▶

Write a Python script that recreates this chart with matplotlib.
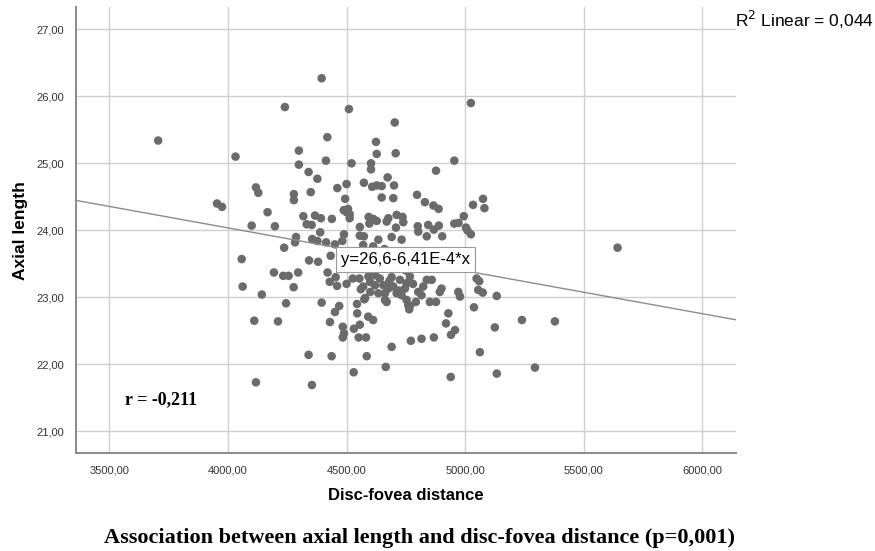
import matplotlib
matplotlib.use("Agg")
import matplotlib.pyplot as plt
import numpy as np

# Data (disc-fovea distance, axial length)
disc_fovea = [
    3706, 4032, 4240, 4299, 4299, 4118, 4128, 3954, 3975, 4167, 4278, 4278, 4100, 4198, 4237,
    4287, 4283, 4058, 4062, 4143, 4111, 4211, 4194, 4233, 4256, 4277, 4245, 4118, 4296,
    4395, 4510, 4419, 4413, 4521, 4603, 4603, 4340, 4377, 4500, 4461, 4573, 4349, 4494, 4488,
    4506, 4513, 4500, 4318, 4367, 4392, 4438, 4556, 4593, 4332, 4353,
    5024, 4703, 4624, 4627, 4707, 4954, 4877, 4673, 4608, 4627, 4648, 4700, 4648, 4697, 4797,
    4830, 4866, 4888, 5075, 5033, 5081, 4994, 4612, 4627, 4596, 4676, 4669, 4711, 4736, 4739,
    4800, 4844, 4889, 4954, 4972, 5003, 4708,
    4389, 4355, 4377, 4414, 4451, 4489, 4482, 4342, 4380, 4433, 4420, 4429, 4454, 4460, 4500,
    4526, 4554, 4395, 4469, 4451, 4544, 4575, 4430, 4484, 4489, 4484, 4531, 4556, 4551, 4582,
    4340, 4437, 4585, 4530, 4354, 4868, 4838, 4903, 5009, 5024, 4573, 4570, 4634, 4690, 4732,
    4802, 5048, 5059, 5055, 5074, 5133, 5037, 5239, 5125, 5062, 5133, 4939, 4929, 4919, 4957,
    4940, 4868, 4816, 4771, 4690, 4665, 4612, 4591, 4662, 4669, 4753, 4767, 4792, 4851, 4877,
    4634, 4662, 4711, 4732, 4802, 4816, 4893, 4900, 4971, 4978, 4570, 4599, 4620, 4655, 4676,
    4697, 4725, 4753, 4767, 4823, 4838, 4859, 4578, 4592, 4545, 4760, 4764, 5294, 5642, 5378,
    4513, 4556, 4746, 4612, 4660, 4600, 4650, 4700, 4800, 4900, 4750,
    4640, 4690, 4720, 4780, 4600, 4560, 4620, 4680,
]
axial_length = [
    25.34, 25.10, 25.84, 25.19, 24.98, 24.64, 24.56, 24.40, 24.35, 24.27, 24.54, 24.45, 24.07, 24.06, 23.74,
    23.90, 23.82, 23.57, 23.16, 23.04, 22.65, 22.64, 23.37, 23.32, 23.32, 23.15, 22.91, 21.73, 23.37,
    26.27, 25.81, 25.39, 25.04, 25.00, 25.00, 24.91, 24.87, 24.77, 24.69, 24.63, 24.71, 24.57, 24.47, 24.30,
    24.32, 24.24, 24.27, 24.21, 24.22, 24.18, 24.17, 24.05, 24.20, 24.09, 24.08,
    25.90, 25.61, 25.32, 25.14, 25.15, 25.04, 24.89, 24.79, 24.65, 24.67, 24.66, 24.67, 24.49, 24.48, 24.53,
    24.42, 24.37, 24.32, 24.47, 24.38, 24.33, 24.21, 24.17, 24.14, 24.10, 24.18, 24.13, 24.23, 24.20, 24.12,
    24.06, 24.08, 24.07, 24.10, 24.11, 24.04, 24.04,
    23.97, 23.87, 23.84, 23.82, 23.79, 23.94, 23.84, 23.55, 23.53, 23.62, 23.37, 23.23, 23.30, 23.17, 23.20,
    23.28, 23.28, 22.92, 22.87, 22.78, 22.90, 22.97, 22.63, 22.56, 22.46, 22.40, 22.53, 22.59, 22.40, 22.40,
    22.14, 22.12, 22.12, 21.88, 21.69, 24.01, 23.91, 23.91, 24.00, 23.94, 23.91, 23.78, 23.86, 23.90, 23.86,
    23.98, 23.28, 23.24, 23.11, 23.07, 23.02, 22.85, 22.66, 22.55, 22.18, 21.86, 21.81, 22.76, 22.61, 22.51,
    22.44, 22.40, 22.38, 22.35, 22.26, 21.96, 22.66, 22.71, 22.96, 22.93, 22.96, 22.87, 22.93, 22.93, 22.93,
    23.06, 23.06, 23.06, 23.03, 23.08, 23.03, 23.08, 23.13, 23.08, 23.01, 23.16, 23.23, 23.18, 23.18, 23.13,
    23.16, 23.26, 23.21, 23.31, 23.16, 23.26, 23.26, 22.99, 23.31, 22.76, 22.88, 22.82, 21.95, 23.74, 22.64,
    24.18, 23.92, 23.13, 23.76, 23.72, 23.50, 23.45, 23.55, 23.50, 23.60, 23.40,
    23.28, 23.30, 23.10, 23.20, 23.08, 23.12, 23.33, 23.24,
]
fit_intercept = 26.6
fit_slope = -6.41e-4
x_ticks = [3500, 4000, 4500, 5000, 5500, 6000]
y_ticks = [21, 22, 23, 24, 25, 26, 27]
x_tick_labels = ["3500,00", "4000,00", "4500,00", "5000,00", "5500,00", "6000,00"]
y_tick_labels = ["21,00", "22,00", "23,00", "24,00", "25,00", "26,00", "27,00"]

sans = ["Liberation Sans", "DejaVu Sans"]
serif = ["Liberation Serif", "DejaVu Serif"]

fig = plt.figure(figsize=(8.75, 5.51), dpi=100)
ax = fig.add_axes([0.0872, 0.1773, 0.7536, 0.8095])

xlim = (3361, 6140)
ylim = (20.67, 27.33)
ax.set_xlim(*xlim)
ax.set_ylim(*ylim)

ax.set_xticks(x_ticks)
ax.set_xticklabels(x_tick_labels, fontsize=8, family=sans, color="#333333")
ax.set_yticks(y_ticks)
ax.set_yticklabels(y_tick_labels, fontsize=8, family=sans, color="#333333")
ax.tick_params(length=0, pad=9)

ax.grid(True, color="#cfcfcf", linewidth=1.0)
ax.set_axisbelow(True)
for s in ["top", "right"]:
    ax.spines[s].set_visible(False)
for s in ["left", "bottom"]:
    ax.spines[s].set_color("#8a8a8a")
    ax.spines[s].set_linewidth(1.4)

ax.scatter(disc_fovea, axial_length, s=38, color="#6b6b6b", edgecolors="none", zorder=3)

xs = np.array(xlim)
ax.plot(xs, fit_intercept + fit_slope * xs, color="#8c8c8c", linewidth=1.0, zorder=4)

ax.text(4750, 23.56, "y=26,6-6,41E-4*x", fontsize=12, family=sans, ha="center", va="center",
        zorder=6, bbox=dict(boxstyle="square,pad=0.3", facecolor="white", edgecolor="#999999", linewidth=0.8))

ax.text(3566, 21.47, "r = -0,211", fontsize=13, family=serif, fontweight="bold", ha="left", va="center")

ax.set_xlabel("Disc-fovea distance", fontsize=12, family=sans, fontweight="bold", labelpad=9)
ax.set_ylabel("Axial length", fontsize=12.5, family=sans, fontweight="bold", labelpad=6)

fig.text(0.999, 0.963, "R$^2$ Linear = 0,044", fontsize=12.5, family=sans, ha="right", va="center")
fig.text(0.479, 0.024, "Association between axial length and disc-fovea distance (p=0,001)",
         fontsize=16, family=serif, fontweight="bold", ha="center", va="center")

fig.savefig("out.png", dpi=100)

◀
▶

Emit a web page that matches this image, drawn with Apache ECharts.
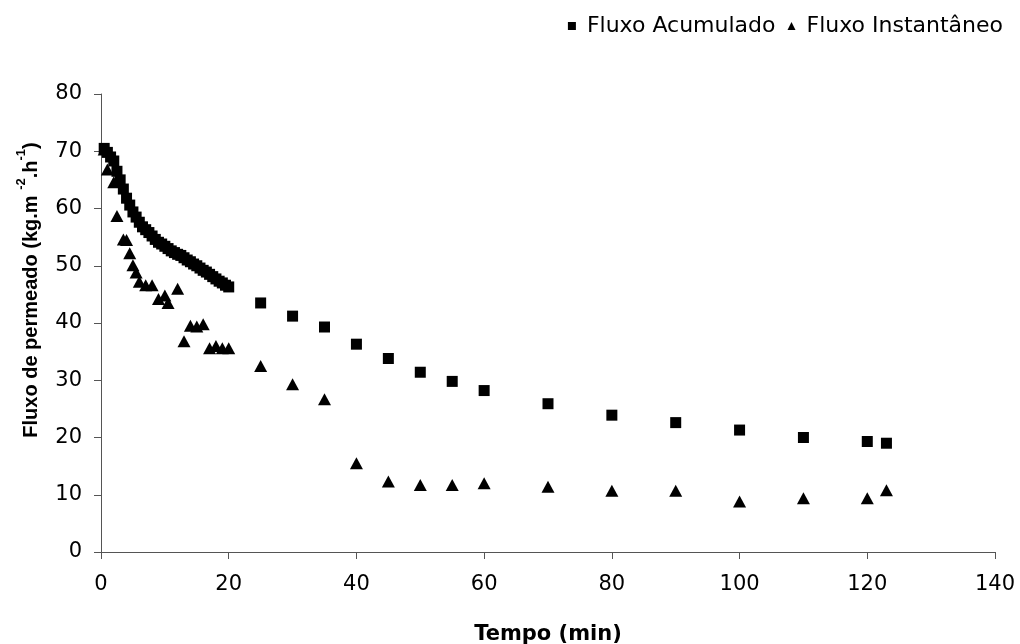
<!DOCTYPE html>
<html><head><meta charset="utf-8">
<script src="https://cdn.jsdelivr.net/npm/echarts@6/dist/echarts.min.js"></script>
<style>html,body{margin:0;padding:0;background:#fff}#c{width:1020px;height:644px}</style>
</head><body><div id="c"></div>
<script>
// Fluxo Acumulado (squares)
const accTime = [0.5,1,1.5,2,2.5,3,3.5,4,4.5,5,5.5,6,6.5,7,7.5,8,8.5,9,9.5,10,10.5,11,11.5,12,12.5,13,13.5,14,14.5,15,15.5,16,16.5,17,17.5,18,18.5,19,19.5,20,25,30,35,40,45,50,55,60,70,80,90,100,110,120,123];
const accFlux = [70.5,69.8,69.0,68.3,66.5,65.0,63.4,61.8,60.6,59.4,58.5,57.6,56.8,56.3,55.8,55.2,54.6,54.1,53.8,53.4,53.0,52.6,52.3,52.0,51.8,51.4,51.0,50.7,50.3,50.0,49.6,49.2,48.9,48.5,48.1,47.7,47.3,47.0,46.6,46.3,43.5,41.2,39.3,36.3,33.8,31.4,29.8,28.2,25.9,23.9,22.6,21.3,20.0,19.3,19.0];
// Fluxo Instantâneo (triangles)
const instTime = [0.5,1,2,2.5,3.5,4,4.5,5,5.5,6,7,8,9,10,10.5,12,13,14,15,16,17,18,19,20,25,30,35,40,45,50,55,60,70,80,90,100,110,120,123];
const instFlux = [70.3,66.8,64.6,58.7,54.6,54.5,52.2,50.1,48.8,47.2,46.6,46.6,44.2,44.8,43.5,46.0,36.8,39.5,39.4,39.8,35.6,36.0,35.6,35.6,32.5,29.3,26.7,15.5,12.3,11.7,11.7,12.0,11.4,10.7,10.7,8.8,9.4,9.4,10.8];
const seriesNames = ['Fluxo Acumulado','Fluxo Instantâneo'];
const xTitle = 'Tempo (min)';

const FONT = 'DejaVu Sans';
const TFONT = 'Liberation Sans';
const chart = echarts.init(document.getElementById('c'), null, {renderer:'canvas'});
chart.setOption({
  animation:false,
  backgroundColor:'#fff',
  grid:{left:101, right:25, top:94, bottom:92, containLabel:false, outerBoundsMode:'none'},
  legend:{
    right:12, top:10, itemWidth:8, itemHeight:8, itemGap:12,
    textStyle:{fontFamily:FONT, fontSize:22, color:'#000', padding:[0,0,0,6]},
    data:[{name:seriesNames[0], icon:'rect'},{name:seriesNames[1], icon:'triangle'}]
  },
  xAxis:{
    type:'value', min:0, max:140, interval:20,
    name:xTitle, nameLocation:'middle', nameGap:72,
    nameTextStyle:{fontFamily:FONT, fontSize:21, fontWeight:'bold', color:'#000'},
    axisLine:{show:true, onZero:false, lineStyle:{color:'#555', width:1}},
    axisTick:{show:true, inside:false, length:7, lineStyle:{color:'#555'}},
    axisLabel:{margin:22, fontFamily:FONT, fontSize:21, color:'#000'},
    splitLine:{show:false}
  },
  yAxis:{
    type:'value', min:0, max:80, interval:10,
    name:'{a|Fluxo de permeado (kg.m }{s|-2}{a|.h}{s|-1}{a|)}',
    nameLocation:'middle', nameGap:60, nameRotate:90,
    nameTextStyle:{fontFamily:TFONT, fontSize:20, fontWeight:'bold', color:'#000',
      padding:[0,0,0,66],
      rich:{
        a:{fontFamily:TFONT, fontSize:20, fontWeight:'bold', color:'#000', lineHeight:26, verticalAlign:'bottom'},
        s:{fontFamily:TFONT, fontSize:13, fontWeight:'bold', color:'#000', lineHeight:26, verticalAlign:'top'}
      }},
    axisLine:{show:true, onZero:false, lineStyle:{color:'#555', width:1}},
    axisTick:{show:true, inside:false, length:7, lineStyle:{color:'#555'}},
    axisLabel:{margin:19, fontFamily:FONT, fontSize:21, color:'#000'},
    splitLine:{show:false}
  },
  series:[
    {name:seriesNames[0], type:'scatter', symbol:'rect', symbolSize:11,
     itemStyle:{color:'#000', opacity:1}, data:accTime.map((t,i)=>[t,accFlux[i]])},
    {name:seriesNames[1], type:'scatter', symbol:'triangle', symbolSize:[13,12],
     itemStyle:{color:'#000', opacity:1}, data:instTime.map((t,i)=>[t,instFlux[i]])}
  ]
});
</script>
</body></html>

◀
▶

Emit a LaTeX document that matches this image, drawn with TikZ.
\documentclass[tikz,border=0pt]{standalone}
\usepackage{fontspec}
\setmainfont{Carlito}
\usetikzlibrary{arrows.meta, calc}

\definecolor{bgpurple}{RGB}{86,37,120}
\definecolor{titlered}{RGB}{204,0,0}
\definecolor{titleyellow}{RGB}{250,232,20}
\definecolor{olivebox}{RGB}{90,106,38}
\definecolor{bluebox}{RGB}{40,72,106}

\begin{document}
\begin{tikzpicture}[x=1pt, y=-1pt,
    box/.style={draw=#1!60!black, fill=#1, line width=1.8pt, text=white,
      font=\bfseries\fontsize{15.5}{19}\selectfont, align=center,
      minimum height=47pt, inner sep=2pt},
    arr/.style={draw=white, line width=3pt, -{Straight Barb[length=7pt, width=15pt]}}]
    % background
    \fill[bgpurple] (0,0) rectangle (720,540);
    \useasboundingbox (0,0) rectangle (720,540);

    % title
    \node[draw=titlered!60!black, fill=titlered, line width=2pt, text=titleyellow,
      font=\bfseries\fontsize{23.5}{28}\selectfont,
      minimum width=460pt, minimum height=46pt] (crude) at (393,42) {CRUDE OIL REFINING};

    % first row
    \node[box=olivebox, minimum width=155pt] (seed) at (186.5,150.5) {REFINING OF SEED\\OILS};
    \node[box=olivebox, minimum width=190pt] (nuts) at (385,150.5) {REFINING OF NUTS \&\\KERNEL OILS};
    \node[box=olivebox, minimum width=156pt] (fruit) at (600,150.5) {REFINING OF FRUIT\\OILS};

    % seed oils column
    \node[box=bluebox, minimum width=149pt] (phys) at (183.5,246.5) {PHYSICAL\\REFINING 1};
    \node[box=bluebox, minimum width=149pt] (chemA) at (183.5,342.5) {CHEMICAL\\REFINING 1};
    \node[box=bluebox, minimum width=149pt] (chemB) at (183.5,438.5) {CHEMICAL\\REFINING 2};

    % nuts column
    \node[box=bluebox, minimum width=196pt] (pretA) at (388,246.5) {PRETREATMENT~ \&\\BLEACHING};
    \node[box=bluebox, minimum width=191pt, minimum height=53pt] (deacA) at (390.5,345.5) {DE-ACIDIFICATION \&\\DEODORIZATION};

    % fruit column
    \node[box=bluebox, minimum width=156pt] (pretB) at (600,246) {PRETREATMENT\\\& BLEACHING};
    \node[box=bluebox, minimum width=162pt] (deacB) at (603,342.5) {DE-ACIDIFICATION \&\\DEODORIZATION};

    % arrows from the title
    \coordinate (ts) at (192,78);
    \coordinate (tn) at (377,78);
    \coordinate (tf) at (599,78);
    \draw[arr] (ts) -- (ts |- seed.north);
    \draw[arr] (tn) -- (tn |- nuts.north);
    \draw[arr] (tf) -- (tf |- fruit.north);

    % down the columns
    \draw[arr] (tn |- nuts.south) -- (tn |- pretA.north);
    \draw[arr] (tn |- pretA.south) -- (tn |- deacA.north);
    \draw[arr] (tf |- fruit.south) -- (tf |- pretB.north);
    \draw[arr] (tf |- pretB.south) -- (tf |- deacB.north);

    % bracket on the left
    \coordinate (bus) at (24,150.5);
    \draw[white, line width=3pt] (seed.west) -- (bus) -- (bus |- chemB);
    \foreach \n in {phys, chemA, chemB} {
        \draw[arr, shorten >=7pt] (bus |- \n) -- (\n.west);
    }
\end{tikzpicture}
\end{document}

◀

Prompt: Copy out every line in the entries above that holds "matches".

Result of the task:
Emit a web page that matches this image, drawn with Apache ECharts.
Emit a LaTeX document that matches this image, drawn with TikZ.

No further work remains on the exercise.